Petroleum price spike and crash: The crisis that wasn’t
Between January and October this year, the price of petrol increased by 20% reaching at all time high of Rs 84/litre in Delhi, triggering speculation of it even reaching triple figures.Updated: Dec 25, 2018 07:34 IST
Low oil prices were the biggest economic windfall for the Narendra Modi led NDA government when it assumed office in May, 2014. The average price of India’s crude oil basket (COB) fell from $106/barrel to $46/barrel between 2013-14 and 2015-16. This allowed the government to reap fiscal gains without having to worry about inflation. An analysis by Tadit Kundu published in Mint showed that almost the entire reduction in fiscal deficit in the first half of the present government’s tenure was due to the fiscal gains from petroleum taxes.
This scenario changed drastically in the middle of this year. An interest rate hike by the US Federal Reserve, an economic recovery in advanced countries, and the US re-imposing trade sanctions on Iran led to a spike in crude oil prices. This also triggered a fall in the rupee’s value vis-à-vis the dollar. Between January and October this year, the price of petrol increased 20% reaching an alltime high of Rs 84/litre in Delhi, triggering speculation of it even reaching triple figures.

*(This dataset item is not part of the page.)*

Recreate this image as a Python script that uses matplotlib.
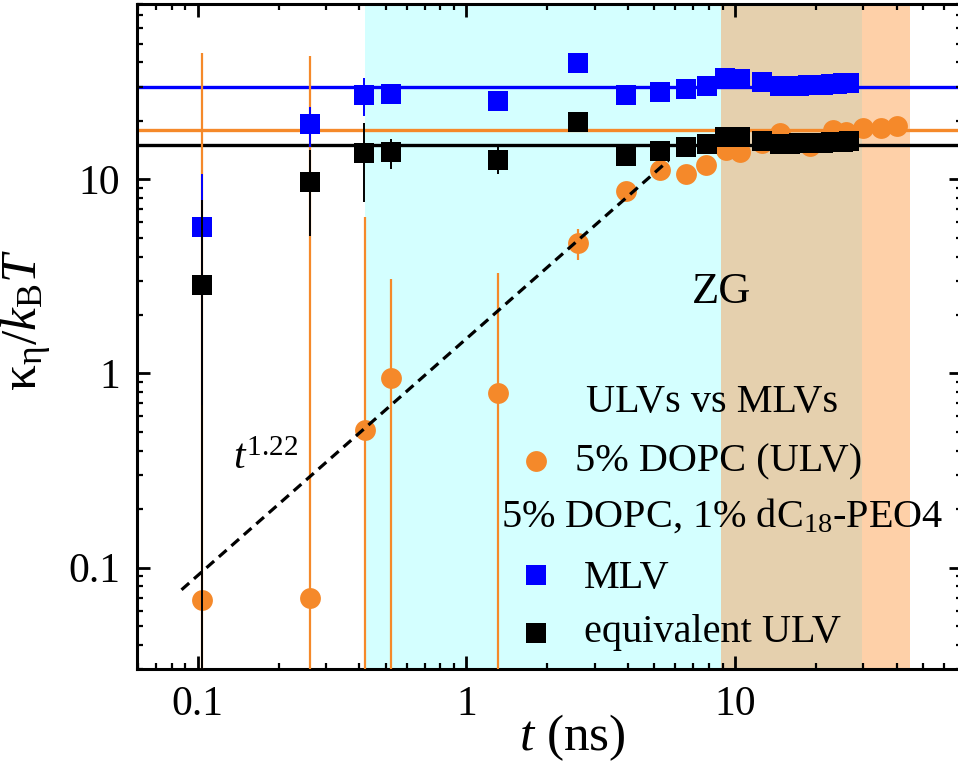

Politically, the timing could not have been worse for the Bharatiya Janata Party (BJP), as the spike came just before the crucial election cycle in the Hindi belt states. Under pressure to reduce petroleum prices, the Union government announced a cut in excise duties on petrol and diesel. This triggered speculation of a slippage on the fiscal front, and had crude prices continued to rise, that would have been a certainty. However, a moderation in oil prices diffused a major crisis. India’s COB price fell from $80/barrel in October 2018 to $65/barrel in November 2018. Petrol prices in Delhi on 24 December were the lowest this year at Rs 69.86.
To be sure, the rupee-dollar exchange rate is still worse than what it was in the beginning of the year. However, given the low oil prices, its favourable impact (in terms of making exports competitive) will probably outweigh the inflationary effects (via petroleum imports) for now.